Members of the previous City Council expressed enthusiasm for O’Neal’s initiative, similar to what the mayor showed at The Dow breakfast event inside a packed Unity Hall, even with the prospect of denying citizens an up-or-down vote on the charter amendment for the tax caps. Usually local officials oppose state and federal mandates, but not in this case.
Since then, however, two drawbacks have emerged:
- Republicans took a majority in the Legislature on Donald Trump’s coattails in November.

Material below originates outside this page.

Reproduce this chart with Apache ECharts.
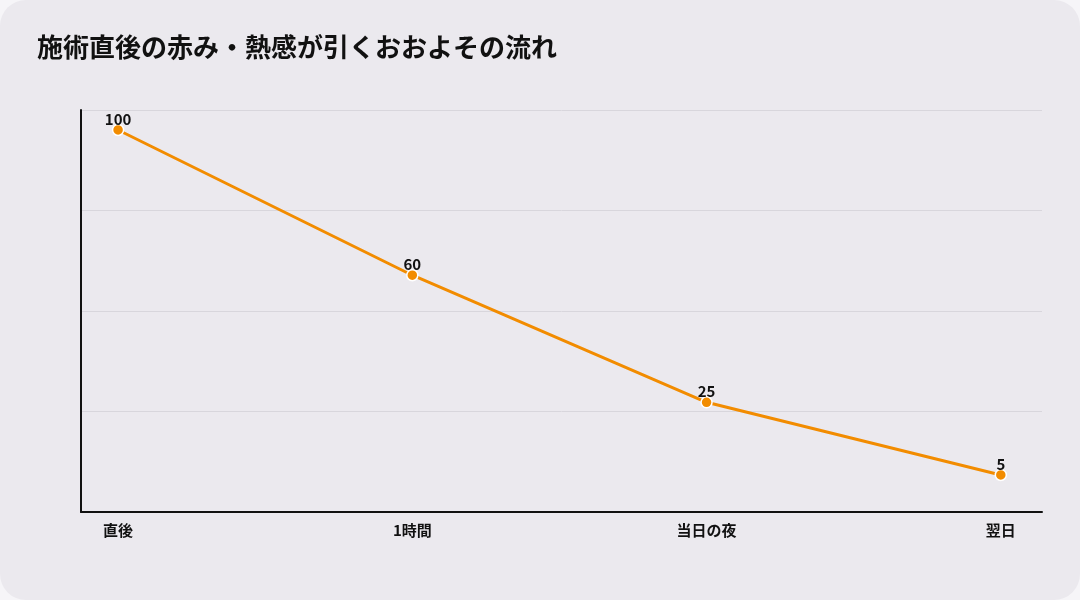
<!DOCTYPE html>
<html lang="ja">
<head>
<meta charset="UTF-8">
<title>施術直後の赤み・熱感が引くおおよその流れ</title>
<script src="https://cdn.jsdelivr.net/npm/echarts@6/dist/echarts.min.js"></script>
<style>
  html, body { width: 100%; height: 100%; margin: 0; background: #f6f5f8; }
  #chart { width: 1080px; height: 600px; background: #ebe9ee; border-radius: 26px; }
</style>
</head>
<body>
<div id="chart"></div>
<script>
// 時点と目安値
var categories = ['直後', '1時間', '当日の夜', '翌日'];
var values = [100, 60, 25, 5];

var chart = echarts.init(document.getElementById('chart'));
var font = '"Noto Sans CJK JP", "Noto Sans", sans-serif';

// x は値軸にして、カテゴリ位置を0,1,2,3に置く
var points = values.map(function (v, i) { return [i, v]; });

chart.setOption({
  backgroundColor: 'transparent',
  title: {
    text: '施術直後の赤み・熱感が引くおおよその流れ',
    left: 32, top: 29,
    textStyle: { fontFamily: font, fontSize: 26, fontWeight: 'bold', color: '#111' }
  },
  grid: { left: 81, right: 38, top: 110, bottom: 88 },
  xAxis: {
    type: 'value',
    min: -0.126, max: 3.14,
    axisLine: { show: true, lineStyle: { color: '#111', width: 2 } },
    axisTick: { show: false },
    splitLine: { show: false },
    axisLabel: {
      customValues: [0, 1, 2, 3],
      formatter: function (v) { return categories[Math.round(v)]; },
      margin: 11,
      fontFamily: font, fontSize: 15, fontWeight: 'bold', color: '#111'
    }
  },
  yAxis: [{
    // 補助線用
    type: 'value', min: 0, max: 4, interval: 1,
    axisLine: { show: true, onZero: false, lineStyle: { color: '#111', width: 2 } },
    axisTick: { show: false },
    axisLabel: { show: false },
    splitLine: { show: true, lineStyle: { color: '#d8d6dc', width: 1 } }
  }, {
    type: 'value', min: -5.2, max: 105.5,
    show: false,
    splitLine: { show: false }
  }],
  series: [{
    type: 'line',
    yAxisIndex: 1,
    data: points,
    symbol: 'circle',
    symbolSize: 11,
    lineStyle: { color: '#f28c00', width: 3 },
    itemStyle: { color: '#f28c00', borderColor: '#ffffff', borderWidth: 1.5 },
    label: {
      show: true, position: 'top', distance: -3,
      formatter: function (p) { return p.value[1]; },
      fontFamily: font, fontSize: 15, fontWeight: 'bold', color: '#111'
    },
    z: 3
  }]
});
window.onresize = chart.resize;
</script>
</body>
</html>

- Furthermore, City Manager Tim Morales informed the council during the close of the Jan. 31 daylong planning session that the state legislation, if somehow still adopted, would remove only the revenue cap, not the millage rate limit. (The city would thus gain a mere $500,000, as opposed to $2.2 million from getting rid of both cap limits.)
And so the process is on track for a “lift-the-caps” referendum at an undetermined date, which would add a potential rounded-off 3.3 mills, roughly half of the Saginaw United/Handley/SASA school bond from 2020.